■ Recorded information:

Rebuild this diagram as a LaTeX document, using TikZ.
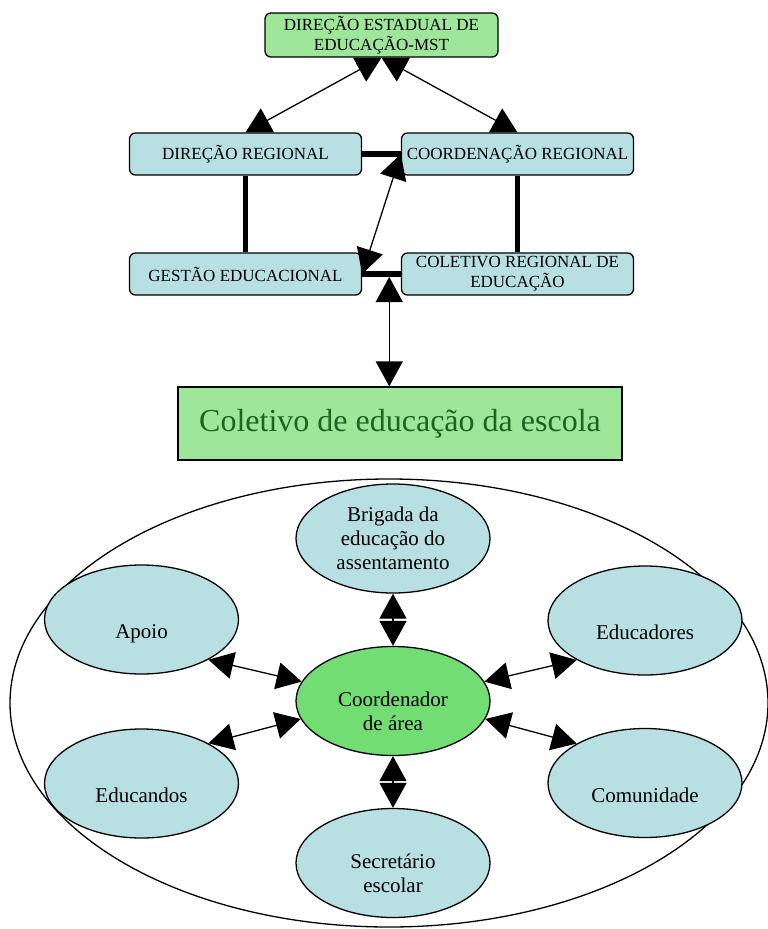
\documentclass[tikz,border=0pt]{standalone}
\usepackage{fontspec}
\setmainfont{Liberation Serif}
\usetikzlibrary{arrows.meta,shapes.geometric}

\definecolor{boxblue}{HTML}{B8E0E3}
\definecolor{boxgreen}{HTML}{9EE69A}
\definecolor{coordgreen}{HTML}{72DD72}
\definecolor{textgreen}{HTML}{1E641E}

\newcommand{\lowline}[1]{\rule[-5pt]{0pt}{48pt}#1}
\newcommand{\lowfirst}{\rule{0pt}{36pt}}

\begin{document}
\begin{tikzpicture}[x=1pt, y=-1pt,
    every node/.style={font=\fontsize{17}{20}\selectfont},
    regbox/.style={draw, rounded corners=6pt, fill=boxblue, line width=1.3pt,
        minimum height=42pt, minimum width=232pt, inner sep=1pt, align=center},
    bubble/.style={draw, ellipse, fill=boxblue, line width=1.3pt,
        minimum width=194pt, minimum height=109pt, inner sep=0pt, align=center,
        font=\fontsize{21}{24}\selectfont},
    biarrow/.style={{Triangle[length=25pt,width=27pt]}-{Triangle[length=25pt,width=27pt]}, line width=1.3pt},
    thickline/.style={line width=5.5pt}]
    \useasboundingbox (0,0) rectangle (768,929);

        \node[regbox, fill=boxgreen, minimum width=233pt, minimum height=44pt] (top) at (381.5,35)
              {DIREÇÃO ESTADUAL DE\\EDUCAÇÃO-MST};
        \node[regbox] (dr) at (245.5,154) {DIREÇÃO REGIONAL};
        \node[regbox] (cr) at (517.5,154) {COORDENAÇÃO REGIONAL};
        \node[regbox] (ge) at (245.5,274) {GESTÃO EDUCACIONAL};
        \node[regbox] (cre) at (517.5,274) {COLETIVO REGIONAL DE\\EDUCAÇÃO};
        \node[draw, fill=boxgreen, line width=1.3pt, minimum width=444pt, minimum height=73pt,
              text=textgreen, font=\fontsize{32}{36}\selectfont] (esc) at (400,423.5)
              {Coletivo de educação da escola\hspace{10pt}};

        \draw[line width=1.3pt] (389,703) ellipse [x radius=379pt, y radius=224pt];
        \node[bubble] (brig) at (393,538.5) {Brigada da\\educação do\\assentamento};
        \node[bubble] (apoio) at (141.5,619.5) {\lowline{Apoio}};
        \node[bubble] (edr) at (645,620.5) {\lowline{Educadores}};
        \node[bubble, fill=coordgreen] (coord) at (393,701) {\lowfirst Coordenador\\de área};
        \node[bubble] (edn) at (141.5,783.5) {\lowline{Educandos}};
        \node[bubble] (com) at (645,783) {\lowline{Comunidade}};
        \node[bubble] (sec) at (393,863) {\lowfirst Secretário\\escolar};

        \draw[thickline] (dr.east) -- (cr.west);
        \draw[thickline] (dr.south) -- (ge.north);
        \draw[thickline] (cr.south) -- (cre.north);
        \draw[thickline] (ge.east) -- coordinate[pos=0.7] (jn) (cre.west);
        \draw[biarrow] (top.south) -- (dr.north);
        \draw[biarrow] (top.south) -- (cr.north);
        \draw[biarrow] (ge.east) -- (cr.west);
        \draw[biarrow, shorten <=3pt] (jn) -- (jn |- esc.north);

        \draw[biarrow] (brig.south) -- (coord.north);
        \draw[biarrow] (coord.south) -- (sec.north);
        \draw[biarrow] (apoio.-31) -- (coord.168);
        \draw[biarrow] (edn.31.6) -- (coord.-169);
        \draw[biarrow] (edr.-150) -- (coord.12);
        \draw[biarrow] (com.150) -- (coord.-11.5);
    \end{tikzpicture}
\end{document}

■ What you have to do:
Skip every picture and return the lines above from the top through the one that contains "(0,0) rectangle (768,929);".

■ Result:
Rebuild this diagram as a LaTeX document, using TikZ.
\documentclass[tikz,border=0pt]{standalone}
\usepackage{fontspec}
\setmainfont{Liberation Serif}
\usetikzlibrary{arrows.meta,shapes.geometric}

\definecolor{boxblue}{HTML}{B8E0E3}
\definecolor{boxgreen}{HTML}{9EE69A}
\definecolor{coordgreen}{HTML}{72DD72}
\definecolor{textgreen}{HTML}{1E641E}

\newcommand{\lowline}[1]{\rule[-5pt]{0pt}{48pt}#1}
\newcommand{\lowfirst}{\rule{0pt}{36pt}}

\begin{document}
\begin{tikzpicture}[x=1pt, y=-1pt,
    every node/.style={font=\fontsize{17}{20}\selectfont},
    regbox/.style={draw, rounded corners=6pt, fill=boxblue, line width=1.3pt,
        minimum height=42pt, minimum width=232pt, inner sep=1pt, align=center},
    bubble/.style={draw, ellipse, fill=boxblue, line width=1.3pt,
        minimum width=194pt, minimum height=109pt, inner sep=0pt, align=center,
        font=\fontsize{21}{24}\selectfont},
    biarrow/.style={{Triangle[length=25pt,width=27pt]}-{Triangle[length=25pt,width=27pt]}, line width=1.3pt},
    thickline/.style={line width=5.5pt}]
    \useasboundingbox (0,0) rectangle (768,929);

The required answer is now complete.